EXERCISE DESCRIPTION:
Exact reproduction is required for the lines bounded by the one containing "What TikZ code" and the one containing "(n1.south) -- (n2.north);", both bounds included. Print them without any pictures.

INFORMATION PROVIDED:
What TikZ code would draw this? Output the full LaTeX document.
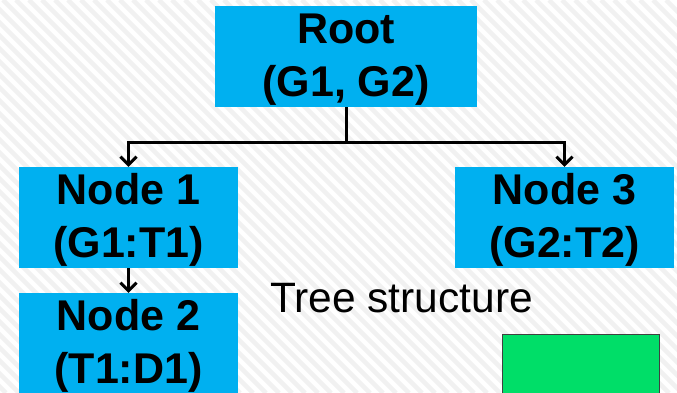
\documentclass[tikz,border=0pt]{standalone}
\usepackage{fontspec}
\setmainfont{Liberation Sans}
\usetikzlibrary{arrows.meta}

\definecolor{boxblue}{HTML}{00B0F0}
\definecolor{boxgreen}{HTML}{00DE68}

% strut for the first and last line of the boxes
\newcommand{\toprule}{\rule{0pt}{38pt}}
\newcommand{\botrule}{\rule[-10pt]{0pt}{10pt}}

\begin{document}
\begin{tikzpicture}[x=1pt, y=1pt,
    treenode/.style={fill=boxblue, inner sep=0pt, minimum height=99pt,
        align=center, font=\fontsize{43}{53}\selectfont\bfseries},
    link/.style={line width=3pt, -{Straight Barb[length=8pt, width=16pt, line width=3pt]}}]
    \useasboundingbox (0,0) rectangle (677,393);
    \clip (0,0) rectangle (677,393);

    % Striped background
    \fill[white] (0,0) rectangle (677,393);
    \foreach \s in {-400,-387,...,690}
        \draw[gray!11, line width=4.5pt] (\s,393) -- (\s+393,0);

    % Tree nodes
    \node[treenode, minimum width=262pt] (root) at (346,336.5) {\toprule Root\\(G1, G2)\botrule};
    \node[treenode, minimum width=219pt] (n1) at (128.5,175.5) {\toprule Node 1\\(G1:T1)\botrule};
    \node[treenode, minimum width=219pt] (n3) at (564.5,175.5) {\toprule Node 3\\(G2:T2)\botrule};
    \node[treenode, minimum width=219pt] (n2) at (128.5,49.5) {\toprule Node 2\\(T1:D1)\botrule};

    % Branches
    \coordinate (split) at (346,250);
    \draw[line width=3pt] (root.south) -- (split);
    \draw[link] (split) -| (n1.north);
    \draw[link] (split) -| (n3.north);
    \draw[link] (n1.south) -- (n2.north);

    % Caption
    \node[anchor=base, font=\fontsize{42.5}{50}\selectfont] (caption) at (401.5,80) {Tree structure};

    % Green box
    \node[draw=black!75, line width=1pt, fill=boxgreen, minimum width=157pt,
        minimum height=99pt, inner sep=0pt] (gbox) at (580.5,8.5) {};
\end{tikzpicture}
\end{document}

...

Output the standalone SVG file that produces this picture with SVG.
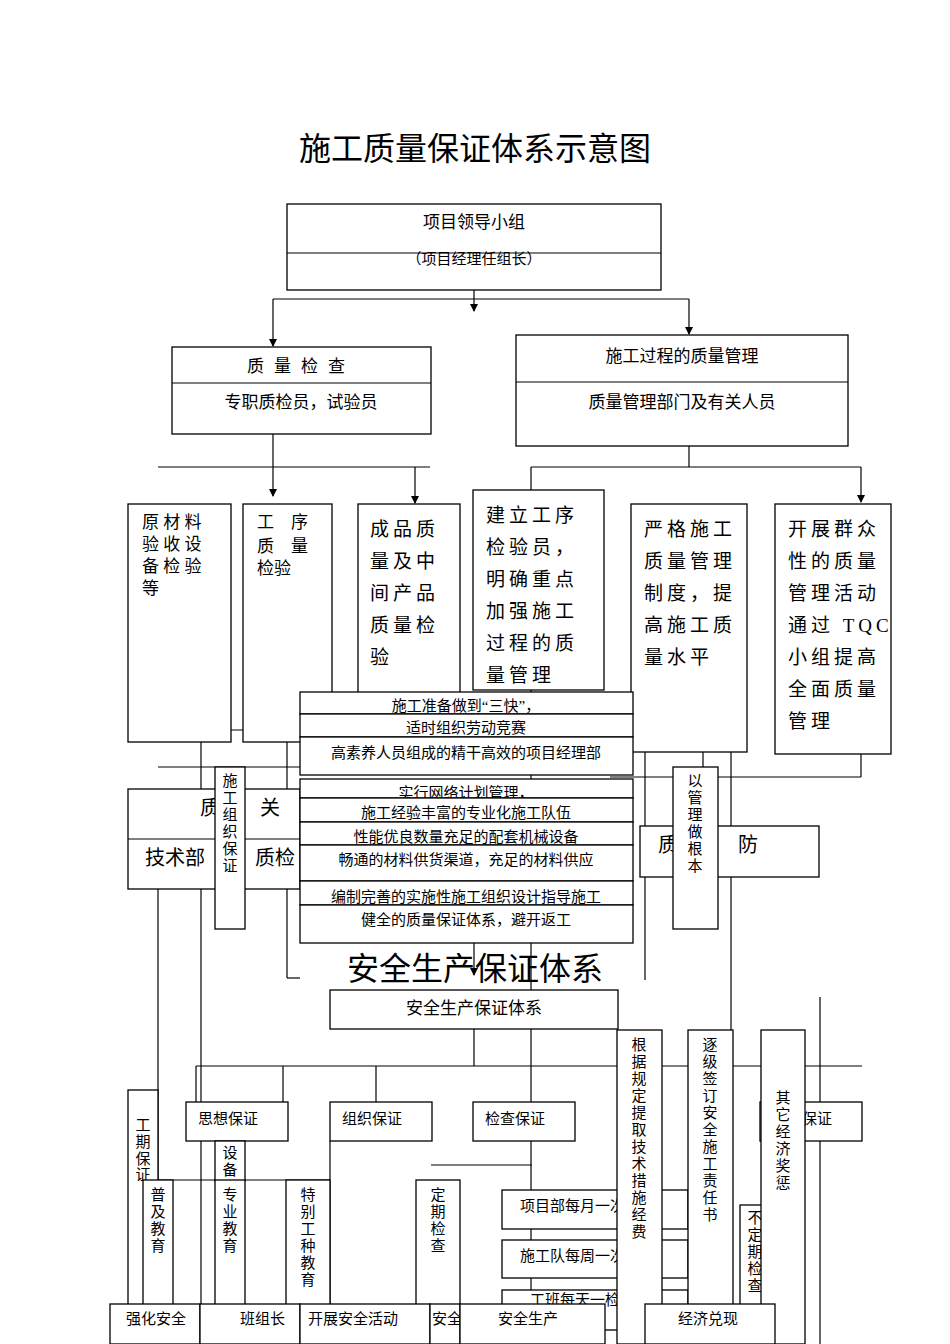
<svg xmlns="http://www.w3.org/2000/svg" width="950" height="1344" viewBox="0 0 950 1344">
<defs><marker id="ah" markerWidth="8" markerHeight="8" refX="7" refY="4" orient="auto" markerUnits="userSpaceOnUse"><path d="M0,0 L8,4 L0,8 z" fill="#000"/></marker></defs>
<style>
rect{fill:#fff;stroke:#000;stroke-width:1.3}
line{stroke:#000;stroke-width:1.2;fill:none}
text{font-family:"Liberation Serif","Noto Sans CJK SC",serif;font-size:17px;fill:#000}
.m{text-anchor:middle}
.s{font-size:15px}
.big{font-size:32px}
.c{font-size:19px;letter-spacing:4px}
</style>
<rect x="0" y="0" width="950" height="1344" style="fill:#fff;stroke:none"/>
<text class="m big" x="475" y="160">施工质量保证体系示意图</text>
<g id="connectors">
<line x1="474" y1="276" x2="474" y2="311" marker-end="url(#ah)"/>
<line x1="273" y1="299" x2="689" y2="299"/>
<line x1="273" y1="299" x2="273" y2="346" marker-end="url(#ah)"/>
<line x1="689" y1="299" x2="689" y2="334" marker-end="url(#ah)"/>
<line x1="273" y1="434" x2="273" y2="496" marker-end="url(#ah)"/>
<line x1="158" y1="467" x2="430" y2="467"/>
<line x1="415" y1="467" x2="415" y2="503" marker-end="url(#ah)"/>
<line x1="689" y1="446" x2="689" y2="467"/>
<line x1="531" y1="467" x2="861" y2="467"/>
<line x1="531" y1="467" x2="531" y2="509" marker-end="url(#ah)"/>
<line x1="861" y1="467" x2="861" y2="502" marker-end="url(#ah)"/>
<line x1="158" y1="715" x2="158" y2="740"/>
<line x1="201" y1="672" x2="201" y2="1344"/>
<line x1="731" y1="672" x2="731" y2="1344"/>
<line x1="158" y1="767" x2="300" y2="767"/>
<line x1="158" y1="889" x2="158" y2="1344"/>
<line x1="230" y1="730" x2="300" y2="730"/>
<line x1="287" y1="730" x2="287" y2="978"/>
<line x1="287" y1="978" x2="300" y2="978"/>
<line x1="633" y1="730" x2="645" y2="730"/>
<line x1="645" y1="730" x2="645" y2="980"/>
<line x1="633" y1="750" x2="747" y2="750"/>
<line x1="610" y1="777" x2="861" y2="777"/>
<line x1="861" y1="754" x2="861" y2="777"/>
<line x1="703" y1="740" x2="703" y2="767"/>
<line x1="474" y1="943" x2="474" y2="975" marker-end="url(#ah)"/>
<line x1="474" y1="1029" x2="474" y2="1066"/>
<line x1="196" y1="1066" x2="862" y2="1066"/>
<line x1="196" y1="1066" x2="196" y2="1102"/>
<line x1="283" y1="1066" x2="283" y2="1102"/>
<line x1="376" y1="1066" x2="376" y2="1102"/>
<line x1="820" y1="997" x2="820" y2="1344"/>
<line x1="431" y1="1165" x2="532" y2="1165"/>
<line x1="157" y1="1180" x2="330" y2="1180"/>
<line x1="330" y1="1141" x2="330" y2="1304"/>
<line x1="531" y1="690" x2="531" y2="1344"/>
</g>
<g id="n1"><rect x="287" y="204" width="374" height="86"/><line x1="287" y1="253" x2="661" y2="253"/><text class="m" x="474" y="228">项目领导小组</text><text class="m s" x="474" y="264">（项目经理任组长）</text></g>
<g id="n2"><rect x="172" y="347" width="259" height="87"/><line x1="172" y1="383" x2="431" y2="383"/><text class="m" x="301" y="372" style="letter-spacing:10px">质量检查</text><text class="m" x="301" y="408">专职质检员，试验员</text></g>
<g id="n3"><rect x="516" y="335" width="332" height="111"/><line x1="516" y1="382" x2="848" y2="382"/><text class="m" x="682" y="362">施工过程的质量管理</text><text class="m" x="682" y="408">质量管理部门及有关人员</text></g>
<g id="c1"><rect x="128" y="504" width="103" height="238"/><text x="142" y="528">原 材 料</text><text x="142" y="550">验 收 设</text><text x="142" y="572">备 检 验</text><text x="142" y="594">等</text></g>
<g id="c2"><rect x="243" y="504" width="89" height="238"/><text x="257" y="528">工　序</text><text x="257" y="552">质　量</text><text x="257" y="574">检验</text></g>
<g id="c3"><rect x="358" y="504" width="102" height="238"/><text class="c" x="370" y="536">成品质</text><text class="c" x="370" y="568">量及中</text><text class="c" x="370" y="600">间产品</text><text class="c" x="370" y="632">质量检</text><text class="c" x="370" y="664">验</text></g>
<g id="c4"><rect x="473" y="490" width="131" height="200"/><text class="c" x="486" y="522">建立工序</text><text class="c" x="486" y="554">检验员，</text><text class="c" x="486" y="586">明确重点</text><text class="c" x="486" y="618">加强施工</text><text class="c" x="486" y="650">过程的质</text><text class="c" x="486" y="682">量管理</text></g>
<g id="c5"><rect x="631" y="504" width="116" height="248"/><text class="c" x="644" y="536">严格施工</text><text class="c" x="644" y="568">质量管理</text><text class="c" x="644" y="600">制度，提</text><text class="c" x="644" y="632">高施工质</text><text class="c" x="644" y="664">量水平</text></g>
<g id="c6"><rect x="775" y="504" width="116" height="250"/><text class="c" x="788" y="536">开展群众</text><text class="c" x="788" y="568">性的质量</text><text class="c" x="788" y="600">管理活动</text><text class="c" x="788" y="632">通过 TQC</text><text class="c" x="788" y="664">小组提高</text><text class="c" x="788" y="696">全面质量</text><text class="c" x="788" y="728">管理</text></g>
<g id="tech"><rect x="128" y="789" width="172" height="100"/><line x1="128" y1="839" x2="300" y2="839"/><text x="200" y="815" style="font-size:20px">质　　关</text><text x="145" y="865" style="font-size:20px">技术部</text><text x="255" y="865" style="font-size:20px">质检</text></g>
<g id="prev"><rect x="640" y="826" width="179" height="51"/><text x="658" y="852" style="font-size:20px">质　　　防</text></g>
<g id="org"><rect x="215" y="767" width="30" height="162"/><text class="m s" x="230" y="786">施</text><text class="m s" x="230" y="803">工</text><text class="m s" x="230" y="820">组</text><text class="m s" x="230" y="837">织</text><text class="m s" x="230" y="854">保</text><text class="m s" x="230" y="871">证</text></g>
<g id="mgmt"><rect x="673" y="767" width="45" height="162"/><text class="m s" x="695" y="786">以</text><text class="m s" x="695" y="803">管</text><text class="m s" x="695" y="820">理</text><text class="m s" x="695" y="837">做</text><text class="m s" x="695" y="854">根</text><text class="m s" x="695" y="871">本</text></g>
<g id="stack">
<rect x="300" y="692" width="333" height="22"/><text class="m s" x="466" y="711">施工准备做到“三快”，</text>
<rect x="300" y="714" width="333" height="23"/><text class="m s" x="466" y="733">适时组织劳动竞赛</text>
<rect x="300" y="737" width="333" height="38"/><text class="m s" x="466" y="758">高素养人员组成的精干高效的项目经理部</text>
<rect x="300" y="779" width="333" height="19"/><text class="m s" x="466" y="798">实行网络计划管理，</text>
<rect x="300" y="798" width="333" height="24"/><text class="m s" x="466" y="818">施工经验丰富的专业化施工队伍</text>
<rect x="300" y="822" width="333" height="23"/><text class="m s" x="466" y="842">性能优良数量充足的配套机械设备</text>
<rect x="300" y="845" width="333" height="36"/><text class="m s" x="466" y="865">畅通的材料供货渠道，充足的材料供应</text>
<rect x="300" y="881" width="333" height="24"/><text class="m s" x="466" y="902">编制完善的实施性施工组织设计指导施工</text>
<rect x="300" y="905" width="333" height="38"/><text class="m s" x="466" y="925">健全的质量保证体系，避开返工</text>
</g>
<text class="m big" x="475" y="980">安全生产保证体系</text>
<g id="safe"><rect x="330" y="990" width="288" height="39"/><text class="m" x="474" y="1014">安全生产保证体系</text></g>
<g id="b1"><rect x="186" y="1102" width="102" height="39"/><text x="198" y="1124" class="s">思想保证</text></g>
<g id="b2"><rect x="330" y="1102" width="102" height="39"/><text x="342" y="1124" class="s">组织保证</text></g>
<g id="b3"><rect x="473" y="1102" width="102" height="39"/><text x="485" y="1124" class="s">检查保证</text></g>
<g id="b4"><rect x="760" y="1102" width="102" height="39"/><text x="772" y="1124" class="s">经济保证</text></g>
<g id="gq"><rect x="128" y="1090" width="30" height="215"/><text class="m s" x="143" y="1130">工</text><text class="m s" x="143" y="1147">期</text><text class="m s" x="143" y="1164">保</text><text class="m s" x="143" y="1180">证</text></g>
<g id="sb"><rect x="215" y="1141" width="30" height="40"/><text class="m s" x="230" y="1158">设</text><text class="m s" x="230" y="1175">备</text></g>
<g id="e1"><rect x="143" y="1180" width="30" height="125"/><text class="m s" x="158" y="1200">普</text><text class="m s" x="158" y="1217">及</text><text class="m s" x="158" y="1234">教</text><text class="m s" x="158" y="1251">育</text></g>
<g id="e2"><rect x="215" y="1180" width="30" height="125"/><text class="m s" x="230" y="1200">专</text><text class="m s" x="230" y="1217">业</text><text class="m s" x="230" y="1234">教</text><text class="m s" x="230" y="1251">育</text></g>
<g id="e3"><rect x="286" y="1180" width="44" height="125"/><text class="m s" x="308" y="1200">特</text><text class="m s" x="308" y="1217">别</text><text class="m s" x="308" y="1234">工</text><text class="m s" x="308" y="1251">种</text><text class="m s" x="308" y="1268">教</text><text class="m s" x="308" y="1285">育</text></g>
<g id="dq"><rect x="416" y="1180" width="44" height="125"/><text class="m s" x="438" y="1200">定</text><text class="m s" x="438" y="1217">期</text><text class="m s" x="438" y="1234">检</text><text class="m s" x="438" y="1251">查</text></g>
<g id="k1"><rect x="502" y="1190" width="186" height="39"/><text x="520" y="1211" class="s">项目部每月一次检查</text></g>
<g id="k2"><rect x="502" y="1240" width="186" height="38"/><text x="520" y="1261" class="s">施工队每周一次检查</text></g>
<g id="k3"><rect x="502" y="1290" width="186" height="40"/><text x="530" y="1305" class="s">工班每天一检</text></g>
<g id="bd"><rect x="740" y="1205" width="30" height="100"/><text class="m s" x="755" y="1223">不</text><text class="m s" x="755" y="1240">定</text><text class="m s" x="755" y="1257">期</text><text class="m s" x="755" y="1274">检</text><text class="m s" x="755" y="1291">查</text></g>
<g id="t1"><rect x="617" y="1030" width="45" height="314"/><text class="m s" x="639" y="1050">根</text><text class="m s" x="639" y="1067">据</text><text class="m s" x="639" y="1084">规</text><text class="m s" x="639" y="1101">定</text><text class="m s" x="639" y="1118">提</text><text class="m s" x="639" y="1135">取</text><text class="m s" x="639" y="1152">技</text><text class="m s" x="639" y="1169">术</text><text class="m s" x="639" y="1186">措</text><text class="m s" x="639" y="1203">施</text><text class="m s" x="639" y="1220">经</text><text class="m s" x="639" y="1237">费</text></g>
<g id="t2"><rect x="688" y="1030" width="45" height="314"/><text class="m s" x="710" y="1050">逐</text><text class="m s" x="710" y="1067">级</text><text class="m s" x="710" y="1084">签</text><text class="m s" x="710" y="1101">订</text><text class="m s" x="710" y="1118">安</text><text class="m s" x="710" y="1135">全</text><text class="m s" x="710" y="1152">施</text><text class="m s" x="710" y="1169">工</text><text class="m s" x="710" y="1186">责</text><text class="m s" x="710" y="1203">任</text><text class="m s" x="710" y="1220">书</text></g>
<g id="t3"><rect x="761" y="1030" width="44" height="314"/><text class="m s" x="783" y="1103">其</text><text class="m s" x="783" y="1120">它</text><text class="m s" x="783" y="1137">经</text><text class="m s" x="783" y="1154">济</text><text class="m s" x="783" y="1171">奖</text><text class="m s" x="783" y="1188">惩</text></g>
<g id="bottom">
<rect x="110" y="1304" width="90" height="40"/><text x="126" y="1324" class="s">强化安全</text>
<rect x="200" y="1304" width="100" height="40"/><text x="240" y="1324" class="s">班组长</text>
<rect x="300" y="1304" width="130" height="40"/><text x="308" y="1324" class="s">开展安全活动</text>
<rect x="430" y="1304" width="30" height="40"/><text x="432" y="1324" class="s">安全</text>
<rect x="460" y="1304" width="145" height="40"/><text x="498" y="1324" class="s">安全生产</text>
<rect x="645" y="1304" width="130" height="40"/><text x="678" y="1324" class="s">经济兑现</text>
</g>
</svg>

...

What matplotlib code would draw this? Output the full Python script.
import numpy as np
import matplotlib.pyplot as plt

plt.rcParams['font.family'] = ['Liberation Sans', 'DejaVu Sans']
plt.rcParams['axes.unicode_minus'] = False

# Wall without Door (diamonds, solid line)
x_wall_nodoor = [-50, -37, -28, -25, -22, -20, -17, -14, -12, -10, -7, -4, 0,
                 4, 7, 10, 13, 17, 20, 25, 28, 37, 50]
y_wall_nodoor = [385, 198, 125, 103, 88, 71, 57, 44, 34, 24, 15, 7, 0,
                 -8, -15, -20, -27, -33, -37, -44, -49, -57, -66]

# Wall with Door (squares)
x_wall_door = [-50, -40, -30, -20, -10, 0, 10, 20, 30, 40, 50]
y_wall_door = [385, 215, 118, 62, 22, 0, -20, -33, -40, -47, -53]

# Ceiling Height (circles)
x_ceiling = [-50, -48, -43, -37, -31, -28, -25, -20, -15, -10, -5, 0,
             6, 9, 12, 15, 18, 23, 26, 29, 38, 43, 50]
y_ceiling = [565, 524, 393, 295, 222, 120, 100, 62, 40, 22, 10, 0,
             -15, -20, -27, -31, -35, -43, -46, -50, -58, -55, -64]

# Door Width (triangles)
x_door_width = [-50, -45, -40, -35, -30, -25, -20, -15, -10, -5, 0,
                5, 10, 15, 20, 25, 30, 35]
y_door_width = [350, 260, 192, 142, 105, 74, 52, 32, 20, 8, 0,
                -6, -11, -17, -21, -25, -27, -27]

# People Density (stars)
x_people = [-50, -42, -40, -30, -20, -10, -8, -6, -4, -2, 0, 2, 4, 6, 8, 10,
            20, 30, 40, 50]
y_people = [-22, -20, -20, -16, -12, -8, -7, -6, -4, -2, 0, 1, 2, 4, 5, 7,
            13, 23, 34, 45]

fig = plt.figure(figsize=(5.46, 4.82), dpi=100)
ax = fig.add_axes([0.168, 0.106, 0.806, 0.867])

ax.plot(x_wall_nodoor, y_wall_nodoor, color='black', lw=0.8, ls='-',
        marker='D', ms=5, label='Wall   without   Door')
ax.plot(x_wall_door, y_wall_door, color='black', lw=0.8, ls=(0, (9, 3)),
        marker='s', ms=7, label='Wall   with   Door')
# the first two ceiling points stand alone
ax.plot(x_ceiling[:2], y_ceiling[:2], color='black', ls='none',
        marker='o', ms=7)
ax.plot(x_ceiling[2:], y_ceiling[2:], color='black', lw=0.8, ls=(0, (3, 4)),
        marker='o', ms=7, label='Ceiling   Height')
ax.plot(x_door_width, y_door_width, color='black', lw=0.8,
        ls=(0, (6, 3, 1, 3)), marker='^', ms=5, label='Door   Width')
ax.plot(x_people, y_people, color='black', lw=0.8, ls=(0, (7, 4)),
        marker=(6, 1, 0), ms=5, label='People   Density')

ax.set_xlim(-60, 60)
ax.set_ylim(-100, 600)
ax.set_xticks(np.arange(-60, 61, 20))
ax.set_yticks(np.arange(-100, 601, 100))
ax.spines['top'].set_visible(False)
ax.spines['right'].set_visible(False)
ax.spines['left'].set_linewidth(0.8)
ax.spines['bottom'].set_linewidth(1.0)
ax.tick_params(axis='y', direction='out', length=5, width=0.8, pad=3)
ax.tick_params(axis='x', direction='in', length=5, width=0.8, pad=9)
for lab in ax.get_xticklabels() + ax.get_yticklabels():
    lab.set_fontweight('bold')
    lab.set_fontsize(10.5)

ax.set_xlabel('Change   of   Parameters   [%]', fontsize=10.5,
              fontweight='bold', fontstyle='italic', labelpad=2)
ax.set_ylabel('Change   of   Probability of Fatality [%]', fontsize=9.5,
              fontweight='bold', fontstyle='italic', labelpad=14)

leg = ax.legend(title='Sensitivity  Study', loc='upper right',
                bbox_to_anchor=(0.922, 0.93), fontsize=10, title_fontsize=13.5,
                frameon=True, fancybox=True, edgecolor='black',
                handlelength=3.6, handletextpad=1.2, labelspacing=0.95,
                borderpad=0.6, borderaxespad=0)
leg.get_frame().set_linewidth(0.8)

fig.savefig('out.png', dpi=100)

SOLVED PROBLEM:
What TikZ code would draw this? Output the full LaTeX document.
\documentclass[tikz,border=0pt]{standalone}
\usepackage{fontspec}
\setmainfont{Liberation Sans}
\usetikzlibrary{arrows.meta}

\definecolor{boxblue}{HTML}{00B0F0}
\definecolor{boxgreen}{HTML}{00DE68}

% strut for the first and last line of the boxes
\newcommand{\toprule}{\rule{0pt}{38pt}}
\newcommand{\botrule}{\rule[-10pt]{0pt}{10pt}}

\begin{document}
\begin{tikzpicture}[x=1pt, y=1pt,
    treenode/.style={fill=boxblue, inner sep=0pt, minimum height=99pt,
        align=center, font=\fontsize{43}{53}\selectfont\bfseries},
    link/.style={line width=3pt, -{Straight Barb[length=8pt, width=16pt, line width=3pt]}}]
    \useasboundingbox (0,0) rectangle (677,393);
    \clip (0,0) rectangle (677,393);

    % Striped background
    \fill[white] (0,0) rectangle (677,393);
    \foreach \s in {-400,-387,...,690}
        \draw[gray!11, line width=4.5pt] (\s,393) -- (\s+393,0);

    % Tree nodes
    \node[treenode, minimum width=262pt] (root) at (346,336.5) {\toprule Root\\(G1, G2)\botrule};
    \node[treenode, minimum width=219pt] (n1) at (128.5,175.5) {\toprule Node 1\\(G1:T1)\botrule};
    \node[treenode, minimum width=219pt] (n3) at (564.5,175.5) {\toprule Node 3\\(G2:T2)\botrule};
    \node[treenode, minimum width=219pt] (n2) at (128.5,49.5) {\toprule Node 2\\(T1:D1)\botrule};

    % Branches
    \coordinate (split) at (346,250);
    \draw[line width=3pt] (root.south) -- (split);
    \draw[link] (split) -| (n1.north);
    \draw[link] (split) -| (n3.north);
    \draw[link] (n1.south) -- (n2.north);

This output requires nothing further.